Alla ricerca di un tale universale non «imperialistico», non «proiettivo», non «coloniale», ma «desaturante», «plurale», «relazionale», Celada Ballanti si avventura in un affascinante percorso articolato, come lui stesso annuncia nell’introduzione, su due versanti: il primo, rivolto al passato, ossia alla tradizione dei dialoghi interreligiosi moderni, in cui vengono rinvenute tracce, indicazioni utili per il nostro tempo; e il secondo che, alla luce di quel traditum, si sforza di elaborare una proposta teorica per il presente.

Quanto alla prima prospettiva, l’autore ripercorre la sequenza di tre dialoghi interreligiosi d’immaginazione che attraversano la modernità: il De pace fidei di Niccolò Cusano (1453), di cui viene tracciato un denso profilo dal quale emerge il germe del paradigma interreligioso che sarà la modernità a elaborare pienamente, quindi il Colloquium Heptaplomeres di Jean Bodin (1596), e infine Nathan il Saggio di G.E. Lessing (1779), dramma teatrale illuminista cui Celada Ballanti aveva già dedicato attenzione nel suo precedente volume La parabola dei tre anelli.
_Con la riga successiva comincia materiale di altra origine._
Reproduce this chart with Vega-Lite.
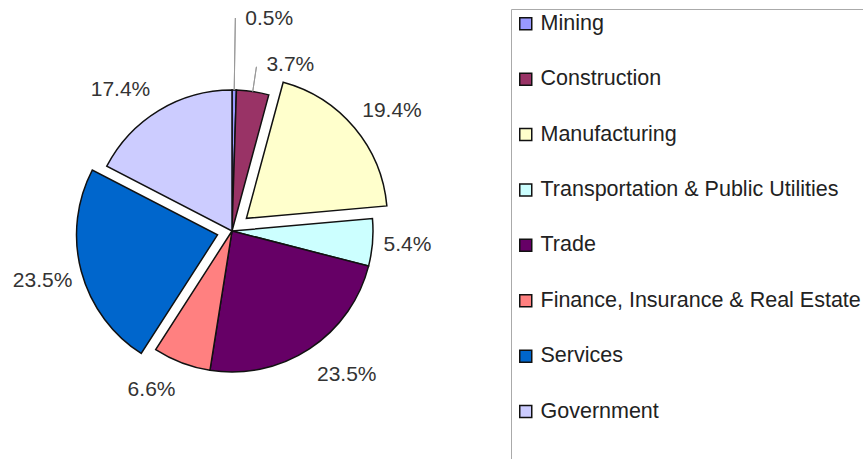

Migrazioni e metamorfosi di un racconto tra Oriente e Occidente (Edizioni di Storia e Letteratura, 2017).

Interessante è osservare, lungo la filiera di questi tre dialoghi interreligiosi d’invenzione — genere letterario che risale, a ben vedere, più indietro, alle origini dell’era cristiana, ossia al Dialogo con Trifone di Giustino, all’Octavius di Minucio Felice, per giungere al Dialogo tra un Filosofo, un Giudeo e un Cristiano di Abelardo e al Libro del Gentile e dei tre Savi di Raimondo Lullo —, che la modernità è attraversata da cima a fondo, dall’Umanesimo all’Illuminismo, dal problema del pluralismo religioso e dallo sforzo di elaborare una sintassi capace di ordinarlo, di governarlo, così da piegare l’inimicizia, la violenza, l’intolleranza, in armonia tra distinte fedi capaci di rispettarsi e riconoscersi.

Lungo questa traiettoria filosofico-interreligiosa l’autore intravede le grandi idee che il tempo toccatoci in sorte può impiegare in vista di una filosofia del dialogo all’altezza delle sfide del terzo millennio.

Il lungo saggio che compone la seconda parte del libro è, in realtà, in buona parte, una densa, fine meditazione sull’idea di dialogo, che viene scavata anzitutto alla luce dell’etimo che la sostanzia: quella di un Logos, ossia di un discorso, di una parola, segnato da quel prefisso di origine greca dia-, che ne impedisce la deriva monocentrica, monocratica, monologica, e che fa spazio, nel suo incavarsi, svuotarsi, che l’autore definisce «kenotico», «lacunare», «plurale», a quell’alterità, o a quell’altrove, che appartiene al nostro destino di esseri umani: sia quell’alterità l’altro uomo, l’altro volto, sia essa l’Altro per eccellenza, ossia Dio, di cui neppure la coscienza contemporanea, esperta di nichilismi e di morti di Dio, sa fare a meno.

L’approdo, di grande densità, non manca di sapore mistico, e viene declinato, nel finale, mediante la parola di uno dei massimi filosofi del Novecento, Paul Ricoeur.

Si tratta, afferma il grande pensatore francese, di scavare una botola in ogni religione, grazie a un processo ermeneutico che nessuno può imporre dall’esterno, verso quel «fondo mistico del fondamentale» che ogni religione reca in sé e che «entra in circolo dove nessuno domina».

Alla fine, così suona l’approdo di Celada Ballanti, ciò che unisce le religioni non sono dottrine, dogmi, culti, ma il Silenzio, il Non-detto, il Non-sapere: lo stesso, non a caso, che sta all’origine della mistica e della filosofia.

Una parola, assai evocativa, sigilla il finale: «sperdutezza», non lontana dalla Gelassenheit (abbandono, distacco) propria della grande tradizione mistica di Meister Eckhart.